March 13, 1999|By Bill Glauber | Bill Glauber,SUN FOREIGN STAFF
LONDON -- The Olympics have survived boycotts, world wars, terrorist murders and a fleeting association with Adolf Hitler's Third Reich.
But can they overcome greed?
That's the question facing the Games' guardians as they gather for watershed meetings next week at their opulent headquarters in Lausanne, Switzerland.
The International Olympic Committee is under fire over the bribery scandal in the awarding the 2002 Winter Games to Salt Lake City. With about a quarter of the committee's membership implicated in the vote-buying affair, the IOC faces a make-or-break week as it begins the process of reform.
Many outside the organization are calling for major initiatives to transform one of the world's more exclusive private clubs into a democratic and open body. At stake is the organization's relationship with sponsors, athletes and spectators.
And IOC President Juan Antonio Samaranch, who brought the Olympics from financial distress to unparalleled success, may feel the greatest pressure of all.
Does he stay? Or does he go?
"We've lost some standing in the international sports community and we have lost some standing with the public," said Craig Reedie, an IOC member from Britain. "But I don't think the concept of the Games has been lost with the public. We can only re-establish our standing and credibility by reacting quickly to the demands for reform."
In characteristic fashion, though, the IOC will carry on its discussions behind closed doors, with the organization's powerful executive committee convening prior to a special general assembly Wednesday and Thursday. The aim is to punish the wrongdoers and reform the the bid process.

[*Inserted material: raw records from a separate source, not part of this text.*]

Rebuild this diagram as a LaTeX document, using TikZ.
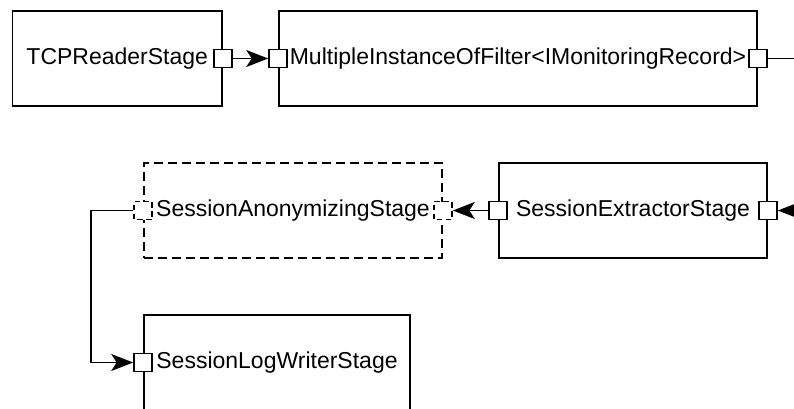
\documentclass[tikz,border=0pt]{standalone}
\usepackage{fontspec}
\setmainfont{Liberation Sans}
\usetikzlibrary{arrows.meta}
\begin{document}
\begin{tikzpicture}[x=1pt,y=-1pt,
  stage/.style={draw, line width=1.8pt, minimum height=95pt, inner sep=0pt,
    font=\fontsize{23}{26}\selectfont},
  optional/.style={dash pattern=on 9pt off 5pt},
  port/.style={draw, fill=white, line width=1.8pt, minimum size=18pt, inner sep=0pt},
  optport/.style={port, dash pattern=on 5.5pt off 3.5pt, dash phase=-3pt},
  link/.style={line width=1.4pt},
  flow/.style={link, -{Stealth[length=22pt, width=17pt, inset=5.5pt]}}]
\useasboundingbox (0,0) rectangle (794,408);

% stages
\node[stage, minimum width=209.5pt] (tcp) at (117.25,58.5) {TCPReaderStage};
\node[stage, minimum width=478pt] (filter) at (518,58.5) {MultipleInstanceOfFilter<IMonitoringRecord>};
\node[stage, optional, minimum width=298pt] (anon) at (293,210.5) {SessionAnonymizingStage};
\node[stage, minimum width=268pt] (extract) at (633,210.5) {SessionExtractorStage};
\node[stage, minimum width=266pt] (logw) at (277,362.5) {SessionLogWriterStage};

% ports
\node[port] (tcpR) at (tcp.east) {};
\node[port] (filterL) at (filter.west) {};
\node[port] (filterR) at (filter.east) {};
\node[optport] (anonL) at (anon.west) {};
\node[optport] (anonR) at (anon.east) {};
\node[port] (extractL) at (extract.west) {};
\node[port] (extractR) at (extract.east) {};
\node[port] (logwL) at (logw.west) {};

% connectors
\coordinate (exitA) at (794,58.5);
\coordinate (entryB) at (794,210.5);
\coordinate (bend) at (91,210.5);
\draw[flow] (tcpR) -- (filterL);
\draw[link] (filterR) -- (exitA);
\draw[flow] (entryB) -- (extractR);
\draw[flow] (extractL) -- (anonR);
\draw[flow] (anonL.west) -- (bend) |- (logwL.west);
\end{tikzpicture}
\end{document}
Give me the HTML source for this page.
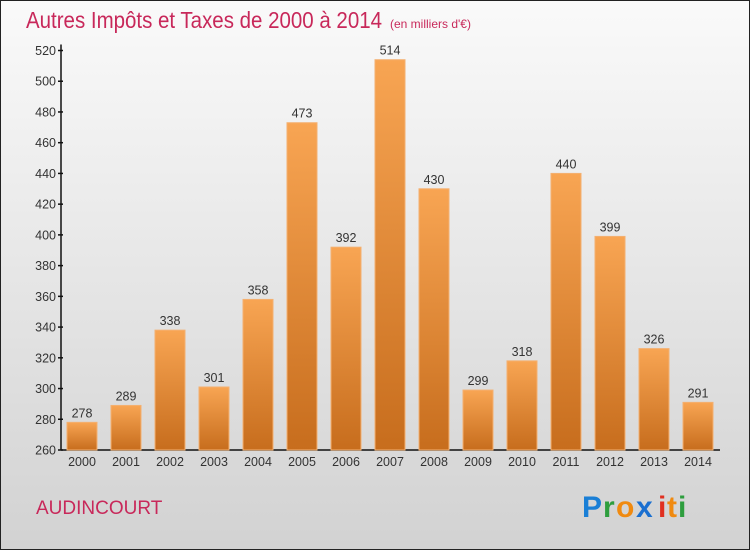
<!DOCTYPE html>
<html><head><meta charset="utf-8"><style>
body{margin:0}
#c{width:750px;height:550px;position:relative;font-family:"Liberation Sans",sans-serif}
svg text{font-family:"Liberation Sans",sans-serif}
</style></head><body>
<div id="c">
<svg id="s" width="750" height="550" viewBox="0 0 750 550">
<defs>
<linearGradient id="bg" x1="0" y1="0" x2="0" y2="1"><stop offset="0" stop-color="#fafafa"/><stop offset="1" stop-color="#d2d2d2"/></linearGradient>
<linearGradient id="bar" x1="0" y1="0" x2="0" y2="1"><stop offset="0" stop-color="#f8a553"/><stop offset="1" stop-color="#c76d1d"/></linearGradient>
</defs>
<rect x="0.5" y="0.5" width="749" height="549" fill="url(#bg)" stroke="#222"/>
<text x="26" y="28" font-size="23" fill="#c8285a" textLength="356" lengthAdjust="spacingAndGlyphs">Autres Impôts et Taxes de 2000 à 2014</text>
<text x="390" y="28" font-size="12" fill="#c8285a">(en milliers d'€)</text>
<text x="36" y="514" font-size="19" fill="#c8285a">AUDINCOURT</text>
<g font-size="30" font-weight="bold">
<text x="582" y="517" fill="#1a7fd6">P</text><text x="603" y="517" fill="#2e9e3e">r</text><text x="616" y="517" fill="#f08a10">o</text><text x="636" y="517" fill="#1a6fd0">x</text><text x="658" y="517" fill="#e03020">i</text><text x="667" y="517" fill="#f08a10">t</text><text x="678" y="517" fill="#2e9e3e">i</text>
</g>
<g id="axes"></g><g id="bars"></g>
</svg></div>
<script>
const categories=["2000","2001","2002","2003","2004","2005","2006","2007","2008","2009","2010","2011","2012","2013","2014"];
const values=[278,289,338,301,358,473,392,514,430,299,318,440,399,326,291];
const yTicks=[260,280,300,320,340,360,380,400,420,440,460,480,500,520];
const NS="http://www.w3.org/2000/svg";
const y0=450,y1=50.5,vmin=260,vmax=520;
function y(v){return y0-(v-vmin)/(vmax-vmin)*(y0-y1);}
function x(i){return 82+i*44;}
function mk(t,a,p){const e=document.createElementNS(NS,t);for(const k in a)e.setAttribute(k,a[k]);p.appendChild(e);return e;}
const ax=document.getElementById('axes'),bs=document.getElementById('bars');
const yl=mk('line',{x1:61,y1:y1-6,x2:61,y2:y0,stroke:'#111','stroke-width':1.5},ax);


const xl=mk('line',{x1:61,y1:y0,x2:720,y2:y0,stroke:'#111','stroke-width':1.5},ax);


yTicks.forEach(v=>{
 mk('line',{x1:58,x2:63,y1:y(v),y2:y(v),stroke:'#111','stroke-width':1.5},ax);
 const t=mk('text',{x:56,y:y(v)+4.5,'font-size':12.5,fill:'#333','text-anchor':'end'},ax);
 t.textContent=v;
 
 
});
categories.forEach((c,i)=>{
 const r=mk('rect',{x:x(i)-15,y:y(values[i]),width:30,height:y0-y(values[i]),fill:'url(#bar)',stroke:'#f4b070','stroke-width':1},bs);
 
 
 const t=mk('text',{x:x(i),y:y(values[i])-5,'font-size':12.5,fill:'#333','text-anchor':'middle'},bs);
 t.textContent=values[i];
 
 
 const l=mk('text',{x:x(i),y:466,'font-size':12.5,fill:'#333','text-anchor':'middle'},ax);
 l.textContent=c;
 
 
});
</script>
</body></html>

"I must confess that I consider the coming extraordinary session one of the most important in our history, and the most important of my presidency," Samaranch wrote to IOC members in a letter dated Tuesday. "Our duty requires that we take concrete decisions, in some cases painful ones, for the whole world will be observing."
Reputations and careers are on the line. And in some ways, so is the future of the Olympics.
"For better or for worse, the Olympic Games are the ritual performance of the global system," said John J. MacAloon, a University of Chicago sociologist and Olympics historian. "They are the only truly international festival that we have. Naturally, the public is interested in insuring the leadership understands this is not a plaything for them to capitalize on. That's what a lot of the outrage is about."
For 105 years, IOC members tried to cultivate a reputation for fairness and virtue as chief arbiters of a global sporting event. In many ways, they were the world's last amateurs in an expanding sports marketplace.
Based in Switzerland and composed of selected volunteer members -- 114 before the scandal -- the IOC presides over its charter, ethics code and rules.
The committee normally is answerable to no one but itself. The panel owns the rights to one of the world's best-known symbols -- the five Olympic rings -- and one of the world's biggest and best-known sporting events -- the Olympic Games.
Part of the IOC's problem is that it is very much an old world, aristocratic institution. The fact that present crisis is centered in the United States also poses difficulties for an organization accustomed to working in private.
"It has blown up into a kind of little soap opera, of U.S. and European antagonisms," MacAloon said.
A blend of sporting grit and Olympic grandeur historically has enabled the IOC to gloss over failures that might have sunk any other sporting body.
The Olympics survived the murder of Israeli athletes and coaches at the Munich Summer Games in 1972 and boycotts in 1976, 1980 and 1984. The IOC also managed to gloss over the stain of the 1936 Nazi Olympics, when Hitler and his propagandists tried to use the event as a platform for their notion of Aryan superiority on the eve of World War II.
Yet the IOC has found the Salt Lake City scandal hard to shake, with revelations over four months undoing decades of carefully crafted image-making.
"This chapter will be part of our history," said Anita DeFrantz, an IOC vice president from the United States. She has denied allegations made by a former Salt Lake Olympic organizer that she knew of the vote-buying scheme.
Since the scandal erupted, 30 IOC members have been implicated. Four resigned. And an IOC investigative panel has recommended six for expulsion and announced the censure of two, while warning eight and exonerating three others. Cases against six others were dropped. One member died.
Yesterday three major power brokers were tarnished as the IOC panel recommended censure for Kim Un-yong, an executive board member from South Korea, and for Australian Phil Coles. The panel also issued a "very serious" warning to former IOC Vice President Vitaly Smirnov of Russia. Kim's case remains open, and he could face expulsion.
Final action on the panel's recommendations will come at the assembly meeting.